Opening the door to let your workforce think outside the box and find new and better ways of doing things should always be on the table.
When I write these blogs, I usually try to find some sort of news hook to pin it to, something that is happening at the moment that I can point at and say, “Hey this is something going on and you should be thinking about it at your hotels.”
I’m not going to do that this week as much as I’m going to make a simple request to all the hoteliers reading this: Do what you can to foster creativity.
And I mean that in the broadest sense. I’ve been writing a fair bit about revenue management of late, and how that discipline has seen/is undergoing a shift from day-to-day management to long-term strategy.
Revenue management might be more closely associated with number crunching than “creativity” in the minds of some, but there’s no reason the two things can’t be synonymous.
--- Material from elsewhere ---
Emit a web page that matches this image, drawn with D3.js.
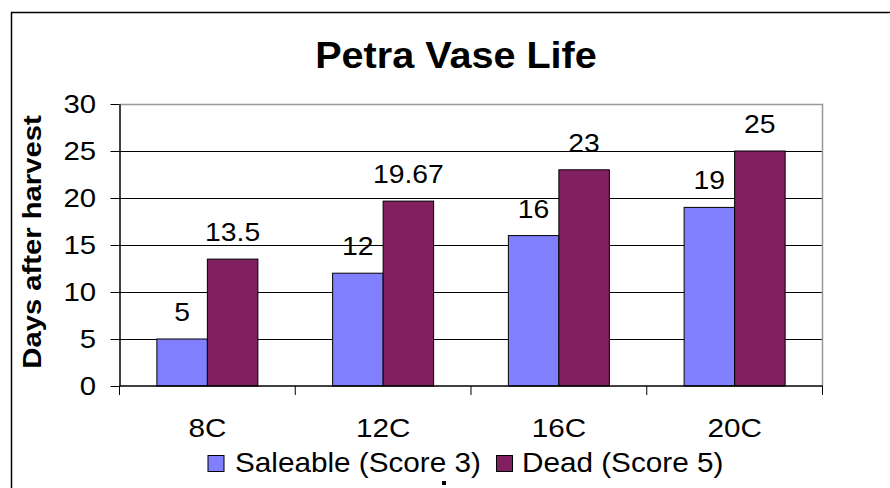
<!DOCTYPE html>
<html>
<head>
<meta charset="utf-8">
<script src="https://cdn.jsdelivr.net/npm/d3@7"></script>
<style>
  html, body { margin: 0; padding: 0; background: #fff; }
  svg { display: block; font-family: "Liberation Sans", Arial, sans-serif; }
</style>
</head>
<body>
<svg id="chart" width="890" height="488"></svg>
<script>
// Vase life of Petra roses by storage temperature
const categories = ["8C", "12C", "16C", "20C"];
const seriesNames = ["Saleable (Score 3)", "Dead (Score 5)"];
const saleable = [5, 12, 16, 19];
const dead = [13.5, 19.67, 23, 25];
const yTicks = [0, 5, 10, 15, 20, 25, 30];
const seriesColors = ["#8080FF", "#802060"];

const svg = d3.select("#chart");
const W = 890, H = 488;
const plot = { left: 119.5, right: 822.5, top: 104, bottom: 386 };

// Text in this chart is set slightly wide; draw it with a horizontal stretch
function wideText(parent, x, y, str, size, sx, anchor, weight) {
  return parent.append("text")
    .attr("transform", `translate(${x},${y}) scale(${sx},1)`)
    .attr("text-anchor", anchor || "start")
    .attr("font-size", size)
    .attr("font-weight", weight || "normal")
    .text(str);
}

// Outer chart frame (left and top edges are inside the view)
svg.append("path")
  .attr("d", `M11.5,${H + 2} L11.5,12.5 L${W + 2},12.5`)
  .attr("fill", "none").attr("stroke", "#000").attr("stroke-width", 1.5);

const x = d3.scaleBand().domain(categories).range([plot.left, plot.right]).paddingInner(0).paddingOuter(0);
const xSub = d3.scaleBand().domain(seriesNames).range([0, x.bandwidth()]).paddingInner(0).paddingOuter(0.74);
const y = d3.scaleLinear().domain([0, 30]).range([plot.bottom, plot.top]);

// Gridlines
svg.append("g").selectAll("line").data(yTicks.filter(t => t > 0 && t < 30)).join("line")
  .attr("x1", plot.left).attr("x2", plot.right)
  .attr("y1", d => Math.round(y(d)) + 0.5).attr("y2", d => Math.round(y(d)) + 0.5)
  .attr("stroke", "#000").attr("stroke-width", 1);

// Plot area frame (top and right in grey)
svg.append("path")
  .attr("d", `M${plot.left},${plot.top + 0.5} L${plot.right},${plot.top + 0.5} L${plot.right},${plot.bottom}`)
  .attr("fill", "none").attr("stroke", "#999").attr("stroke-width", 1.5);

// Bars
const rows = categories.map((c, i) => ({ cat: c, values: [saleable[i], dead[i]] }));
const groups = svg.append("g").selectAll("g").data(rows).join("g")
  .attr("transform", d => `translate(${x(d.cat)},0)`);
groups.selectAll("rect").data(d => d.values.map((v, k) => ({ v, k }))).join("rect")
  .attr("x", d => xSub(seriesNames[d.k]))
  .attr("width", xSub.bandwidth())
  .attr("y", d => y(d.v))
  .attr("height", d => plot.bottom - y(d.v))
  .attr("fill", d => seriesColors[d.k])
  .attr("stroke", "#000").attr("stroke-width", 1);

// Data labels
groups.each(function (d) {
  const g = d3.select(this);
  d.values.forEach((v, k) => {
    wideText(g, xSub(seriesNames[k]) + xSub.bandwidth() / 2, y(v) - 18, String(v), 26, 1.09, "middle");
  });
});

// Y axis
const yAxis = d3.axisLeft(y).tickValues(yTicks).tickSize(9).tickPadding(13).tickSizeOuter(0);
const gy = svg.append("g").attr("transform", `translate(${plot.left},0)`).call(yAxis);
gy.select(".domain").attr("stroke", "#000").attr("stroke-width", 1.5);
gy.selectAll(".tick line").attr("stroke", "#000");
gy.selectAll(".tick text")
  .attr("x", 0)
  .attr("transform", "translate(-23.5,0) scale(1.15,1)")
  .attr("font-size", 25.5).attr("font-family", "Liberation Sans, Arial, sans-serif").attr("fill", "#000");

// X axis: ticks sit on the category boundaries
const gx = svg.append("g").attr("transform", `translate(0,${plot.bottom})`);
gx.append("line").attr("x1", plot.left).attr("x2", plot.right).attr("y1", 0).attr("y2", 0)
  .attr("stroke", "#000").attr("stroke-width", 1.5);
const bounds = categories.map(c => x(c)).concat([plot.right]);
gx.selectAll("line.tk").data(bounds).join("line").attr("class", "tk")
  .attr("x1", d => d).attr("x2", d => d).attr("y1", 0).attr("y2", 9)
  .attr("stroke", "#000").attr("stroke-width", 1);
categories.forEach(c => {
  wideText(gx, x(c) + x.bandwidth() / 2, 51, c, 26.5, 1.12, "middle");
});

// Title
wideText(svg, 456, 68, "Petra Vase Life", 37, 1.07, "middle", "bold");

// Y axis title
svg.append("text")
  .attr("transform", "translate(41,242) rotate(-90) scale(1.17,1)")
  .attr("text-anchor", "middle")
  .attr("font-size", 25).attr("font-weight", "bold")
  .text("Days after harvest");

// Legend
const legendItems = [
  { name: seriesNames[0], color: seriesColors[0], sx: 208, tx: 235 },
  { name: seriesNames[1], color: seriesColors[1], sx: 496.5, tx: 522 }
];
const lg = svg.append("g");
legendItems.forEach(it => {
  lg.append("rect").attr("x", it.sx).attr("y", 455.5).attr("width", 16).attr("height", 16)
    .attr("fill", it.color).attr("stroke", "#000").attr("stroke-width", 1);
  wideText(lg, it.tx, 472, it.name, 27, 1.1, "start");
});

// Small mark below the legend
svg.append("rect").attr("x", 442).attr("y", 481).attr("width", 4).attr("height", 4).attr("fill", "#000");
</script>
</body>
</html>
And clearly that wouldn’t be the only position in your hotel that would benefit from creative thinking.
It’s easy in environments driven by day-to-day responsibilities (like in hotels or newsrooms) to get sucked into those daily tasks, and checking the boxes for the things you need to get done every day is not going to stop being the primary responsibility for most people.
But managers should do everything they can to foster pockets of time where everyone on staff can think critically about what they’re doing and how they can do it better, or even consider what they’re not doing that might benefit their workplace.
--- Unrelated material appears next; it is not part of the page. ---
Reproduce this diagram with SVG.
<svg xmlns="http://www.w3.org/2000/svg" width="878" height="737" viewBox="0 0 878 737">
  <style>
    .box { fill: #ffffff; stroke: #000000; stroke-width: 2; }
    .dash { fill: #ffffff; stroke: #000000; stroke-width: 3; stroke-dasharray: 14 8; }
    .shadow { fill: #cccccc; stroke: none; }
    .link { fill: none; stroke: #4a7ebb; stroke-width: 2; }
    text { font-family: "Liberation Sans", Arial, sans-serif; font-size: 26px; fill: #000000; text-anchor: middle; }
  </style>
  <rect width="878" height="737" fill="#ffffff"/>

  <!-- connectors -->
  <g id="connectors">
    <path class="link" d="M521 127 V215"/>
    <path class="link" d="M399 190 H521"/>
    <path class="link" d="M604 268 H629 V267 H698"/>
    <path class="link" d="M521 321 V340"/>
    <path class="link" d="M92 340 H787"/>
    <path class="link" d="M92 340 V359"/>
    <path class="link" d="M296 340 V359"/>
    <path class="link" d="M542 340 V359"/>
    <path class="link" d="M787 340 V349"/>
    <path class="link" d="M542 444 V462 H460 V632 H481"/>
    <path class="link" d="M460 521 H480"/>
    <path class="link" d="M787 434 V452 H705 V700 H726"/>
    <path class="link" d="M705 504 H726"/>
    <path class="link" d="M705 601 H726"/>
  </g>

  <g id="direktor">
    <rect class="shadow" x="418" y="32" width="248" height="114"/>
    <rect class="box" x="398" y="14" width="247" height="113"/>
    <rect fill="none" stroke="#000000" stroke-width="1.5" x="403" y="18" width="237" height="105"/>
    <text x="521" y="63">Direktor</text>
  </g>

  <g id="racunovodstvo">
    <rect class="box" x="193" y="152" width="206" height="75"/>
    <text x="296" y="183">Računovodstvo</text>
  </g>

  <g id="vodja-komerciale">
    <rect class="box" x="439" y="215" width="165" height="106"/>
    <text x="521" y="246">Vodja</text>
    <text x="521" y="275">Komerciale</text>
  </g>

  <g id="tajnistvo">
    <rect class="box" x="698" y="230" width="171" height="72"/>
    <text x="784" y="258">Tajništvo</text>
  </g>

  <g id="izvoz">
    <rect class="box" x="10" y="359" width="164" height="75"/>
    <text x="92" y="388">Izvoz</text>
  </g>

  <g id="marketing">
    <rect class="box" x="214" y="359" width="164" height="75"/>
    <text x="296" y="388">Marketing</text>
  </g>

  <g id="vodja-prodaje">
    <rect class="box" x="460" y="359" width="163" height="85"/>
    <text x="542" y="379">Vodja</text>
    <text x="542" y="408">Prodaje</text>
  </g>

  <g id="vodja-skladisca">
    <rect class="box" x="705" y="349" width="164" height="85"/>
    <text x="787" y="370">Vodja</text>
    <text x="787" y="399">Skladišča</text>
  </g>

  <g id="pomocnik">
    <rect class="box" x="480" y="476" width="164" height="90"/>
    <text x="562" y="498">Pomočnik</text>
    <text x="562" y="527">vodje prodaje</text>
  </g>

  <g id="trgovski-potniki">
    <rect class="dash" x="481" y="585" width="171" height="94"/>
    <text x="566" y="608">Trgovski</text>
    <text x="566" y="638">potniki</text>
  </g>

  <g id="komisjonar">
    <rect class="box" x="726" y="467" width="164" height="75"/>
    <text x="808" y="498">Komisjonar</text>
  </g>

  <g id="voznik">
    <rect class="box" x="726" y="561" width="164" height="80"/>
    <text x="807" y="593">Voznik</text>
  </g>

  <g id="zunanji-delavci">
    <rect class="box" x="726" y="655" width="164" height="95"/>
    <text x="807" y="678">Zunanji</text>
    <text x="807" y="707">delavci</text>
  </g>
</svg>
I’m sure this all seems pretty basic, maybe to the point it doesn’t need to be called out, but I think it’s good to be reminded from time to time that everyone, not just those at the top of the food chain can make improvements to the status quo if given the opportunity to do so. Plus, if you let people make positive, proactive change in their workplace, they’re more likely to have a sense of ownership.
Carving out that extra time isn’t the easiest thing to do, especially when faced with a wave of daily tasks it can feel comparatively less necessary, but it can be done as long as managers have the conviction and commitment to do so.